◆ What the task asks: Skip the pictures, please, and write out exactly the lines from the opening of the data through the line containing "var yLabelTicks = [0, 5, 10, 15, 20, 25, 30, 35];".

===== Provided data

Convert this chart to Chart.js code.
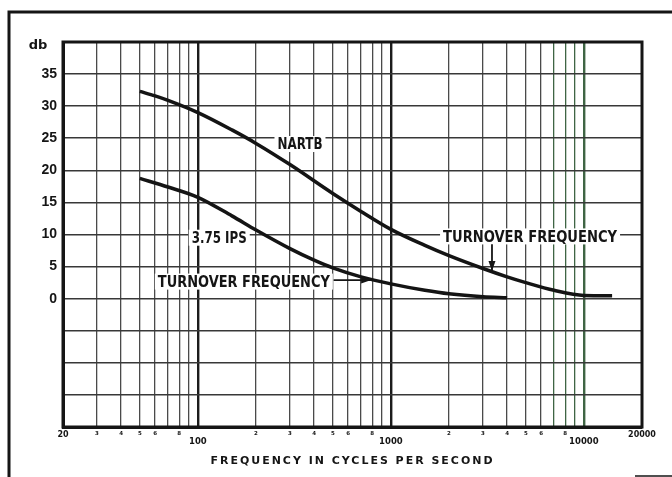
<!DOCTYPE html>
<html>
<head>
<meta charset="utf-8">
<script src="https://cdn.jsdelivr.net/npm/chart.js@4.4.1/dist/chart.umd.min.js"></script>
<style>
  html, body { margin: 0; padding: 0; background: #fff; }
  canvas { display: block; }
</style>
</head>
<body>
<canvas id="eqChart" width="672" height="477"></canvas>
<script>
// Values (frequency in c/s, level in db)
var nartbFreqs = [50, 60, 70, 100, 150, 200, 300, 500, 700, 1000, 1500, 2000, 3000, 4000, 5000, 7000, 10000, 14000];
var nartbDb = [32.3, 31.6, 30.9, 29.0, 26.3, 24.2, 20.9, 16.4, 13.6, 10.8, 8.3, 6.7, 4.7, 3.4, 2.5, 1.3, 0.5, 0.45];
var ipsFreqs = [50, 70, 100, 150, 200, 300, 400, 500, 700, 1000, 1500, 2000, 3000, 4000];
var ipsDb = [18.75, 17.4, 15.8, 12.9, 10.7, 7.8, 6.0, 4.8, 3.4, 2.3, 1.3, 0.75, 0.3, 0.15];

// Axis ticks
var xTicks = [20, 30, 40, 50, 60, 70, 80, 90, 100, 200, 300, 400, 500, 600, 700, 800, 900,
              1000, 2000, 3000, 4000, 5000, 6000, 7000, 8000, 9000, 10000, 20000];
var xDigitTicks = [30, 40, 50, 60, 80, 200, 300, 400, 500, 600, 800, 2000, 3000, 4000, 5000, 6000, 8000];
var xDecadeTicks = [100, 1000, 10000];
var yLabelTicks = [0, 5, 10, 15, 20, 25, 30, 35];

// Text notes placed in data units
var notes = [
  { text: 'NARTB', f: 338, db: 24.1, w: 45 },
  { text: '3.75 IPS', f: 129, db: 9.5, w: 55 },
  { text: 'TURNOVER FREQUENCY', f: 173, db: 2.66, w: 172 },
  { text: 'TURNOVER FREQUENCY', f: 5260, db: 9.7, w: 174 }
];
var arrows = [
  { from: [505, 2.9], to: [790, 2.9] },
  { from: [3340, 8.5], to: [3340, 4.3] }
];

function pairs(xs, ys) {
  return xs.map(function (x, i) { return { x: x, y: ys[i] }; });
}

function fitText(ctx, text, cx, cy, w) {
  var m = ctx.measureText(text).width;
  ctx.save();
  ctx.translate(cx, cy);
  ctx.scale(w / m, 1);
  ctx.fillText(text, 0, 0);
  ctx.restore();
}

var paperPlugin = {
  id: 'paper',
  afterDatasetsDraw: function (chart) {
    var ctx = chart.ctx;
    var a = chart.chartArea;
    var xs = chart.scales.x, ys = chart.scales.y;

    // heavy frame round the plot
    ctx.save();
    ctx.strokeStyle = '#151515';
    ctx.lineWidth = 3;
    ctx.strokeRect(a.left, a.top, a.right - a.left, a.bottom - a.top);

    // scan frame
    ctx.lineWidth = 3;
    ctx.beginPath();
    ctx.moveTo(9, 477); ctx.lineTo(9, 12); ctx.lineTo(672, 12);
    ctx.stroke();
    ctx.lineWidth = 1.5;
    ctx.beginPath();
    ctx.moveTo(635, 476); ctx.lineTo(672, 476);
    ctx.stroke();

    // notes
    ctx.textAlign = 'center';
    ctx.textBaseline = 'middle';
    ctx.font = 'bold 16px "DejaVu Sans Condensed", "DejaVu Sans"';
    notes.forEach(function (n) {
      var cx = xs.getPixelForValue(n.f);
      var cy = ys.getPixelForValue(n.db);
      ctx.fillStyle = '#fff';
      ctx.fillRect(cx - n.w / 2 - 3, cy - 8, n.w + 6, 16);
      ctx.fillStyle = '#151515';
      fitText(ctx, n.text, cx, cy + 1, n.w);
    });

    // arrows
    ctx.strokeStyle = '#151515';
    ctx.fillStyle = '#151515';
    ctx.lineWidth = 1.8;
    arrows.forEach(function (ar) {
      var x1 = xs.getPixelForValue(ar.from[0]), y1 = ys.getPixelForValue(ar.from[1]);
      var x2 = xs.getPixelForValue(ar.to[0]), y2 = ys.getPixelForValue(ar.to[1]);
      var ang = Math.atan2(y2 - y1, x2 - x1);
      ctx.beginPath();
      ctx.moveTo(x1, y1); ctx.lineTo(x2, y2);
      ctx.stroke();
      ctx.beginPath();
      ctx.moveTo(x2, y2);
      ctx.lineTo(x2 - 10 * Math.cos(ang) + 3.5 * Math.sin(ang), y2 - 10 * Math.sin(ang) - 3.5 * Math.cos(ang));
      ctx.lineTo(x2 - 10 * Math.cos(ang) - 3.5 * Math.sin(ang), y2 - 10 * Math.sin(ang) + 3.5 * Math.cos(ang));
      ctx.closePath();
      ctx.fill();
    });

    // unit label and axis title
    ctx.fillStyle = '#151515';
    ctx.font = 'bold 13px "DejaVu Sans"';
    ctx.fillText('db', a.left - 25, a.top + 4);

    ctx.font = 'bold 11px "DejaVu Sans"';
    ctx.letterSpacing = '2px';
    fitText(ctx, 'FREQUENCY IN CYCLES PER SECOND', (a.left + a.right) / 2, 461, 284);
    ctx.letterSpacing = '0px';
    ctx.restore();
  }
};

var lineStyle = {
  borderColor: '#141414',
  borderWidth: 3.5,
  pointRadius: 0,
  fill: false,
  cubicInterpolationMode: 'monotone'
};

new Chart(document.getElementById('eqChart').getContext('2d'), {
  type: 'line',
  data: {
    datasets: [
      Object.assign({ label: 'NARTB', data: pairs(nartbFreqs, nartbDb) }, lineStyle),
      Object.assign({ label: '3.75 IPS', data: pairs(ipsFreqs, ipsDb) }, lineStyle)
    ]
  },
  options: {
    responsive: false,
    animation: false,
    devicePixelRatio: 1,
    layout: { padding: { top: 42, right: 30, left: 0, bottom: 0 } },
    plugins: {
      legend: { display: false },
      tooltip: { enabled: false }
    },
    scales: {
      x: {
        type: 'logarithmic',
        min: 20,
        max: 20000,
        afterFit: function (s) { s.height = 50; },
        afterBuildTicks: function (s) {
          s.ticks = xTicks.map(function (v) { return { value: v }; });
        },
        border: { display: true, width: 3, color: '#151515' },
        grid: {
          drawTicks: false,
          color: function (c) {
            var v = c.tick && c.tick.value;
            if (v >= 7000 && v <= 10000) return '#3f6544';
            return xDecadeTicks.indexOf(v) >= 0 ? '#1c1c1c' : '#4a4a4a';
          },
          lineWidth: function (c) {
            var v = c.tick && c.tick.value;
            return xDecadeTicks.indexOf(v) >= 0 ? 2.4 : 1.3;
          }
        },
        ticks: {
          autoSkip: false,
          maxRotation: 0,
          padding: 3,
          color: '#151515',
          font: function (c) {
            var v = c.tick && c.tick.value;
            if (xDecadeTicks.indexOf(v) >= 0) return { family: '"DejaVu Sans"', size: 8.5, weight: 'bold', lineHeight: 0.95 };
            if (v === 20 || v === 20000) return { family: '"DejaVu Sans"', size: 8, weight: 'bold' };
            return { family: '"DejaVu Sans"', size: 5.5, weight: 'bold' };
          },
          callback: function (v) {
            if (xDecadeTicks.indexOf(v) >= 0) return ['', String(v)];
            if (v === 20 || v === 20000) return String(v);
            if (xDigitTicks.indexOf(v) >= 0) return String(v).charAt(0);
            return '';
          }
        }
      },
      y: {
        type: 'linear',
        min: -20,
        max: 40,
        afterFit: function (s) { s.width = 63; },
        border: { display: true, width: 3, color: '#151515' },
        grid: {
          drawTicks: false,
          color: '#383838',
          lineWidth: 1.6
        },
        ticks: {
          stepSize: 5,
          padding: 6,
          color: '#151515',
          font: { family: '"Liberation Sans"', size: 14, weight: 'bold' },
          callback: function (v) {
            return yLabelTicks.indexOf(v) >= 0 ? String(v) : '';
          }
        }
      }
    }
  },
  plugins: [paperPlugin]
});
</script>
</body>
</html>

==========

◆ Answer:
Convert this chart to Chart.js code.
<!DOCTYPE html>
<html>
<head>
<meta charset="utf-8">
<script src="https://cdn.jsdelivr.net/npm/chart.js@4.4.1/dist/chart.umd.min.js"></script>
<style>
  html, body { margin: 0; padding: 0; background: #fff; }
  canvas { display: block; }
</style>
</head>
<body>
<canvas id="eqChart" width="672" height="477"></canvas>
<script>
// Values (frequency in c/s, level in db)
var nartbFreqs = [50, 60, 70, 100, 150, 200, 300, 500, 700, 1000, 1500, 2000, 3000, 4000, 5000, 7000, 10000, 14000];
var nartbDb = [32.3, 31.6, 30.9, 29.0, 26.3, 24.2, 20.9, 16.4, 13.6, 10.8, 8.3, 6.7, 4.7, 3.4, 2.5, 1.3, 0.5, 0.45];
var ipsFreqs = [50, 70, 100, 150, 200, 300, 400, 500, 700, 1000, 1500, 2000, 3000, 4000];
var ipsDb = [18.75, 17.4, 15.8, 12.9, 10.7, 7.8, 6.0, 4.8, 3.4, 2.3, 1.3, 0.75, 0.3, 0.15];

// Axis ticks
var xTicks = [20, 30, 40, 50, 60, 70, 80, 90, 100, 200, 300, 400, 500, 600, 700, 800, 900,
              1000, 2000, 3000, 4000, 5000, 6000, 7000, 8000, 9000, 10000, 20000];
var xDigitTicks = [30, 40, 50, 60, 80, 200, 300, 400, 500, 600, 800, 2000, 3000, 4000, 5000, 6000, 8000];
var xDecadeTicks = [100, 1000, 10000];
var yLabelTicks = [0, 5, 10, 15, 20, 25, 30, 35];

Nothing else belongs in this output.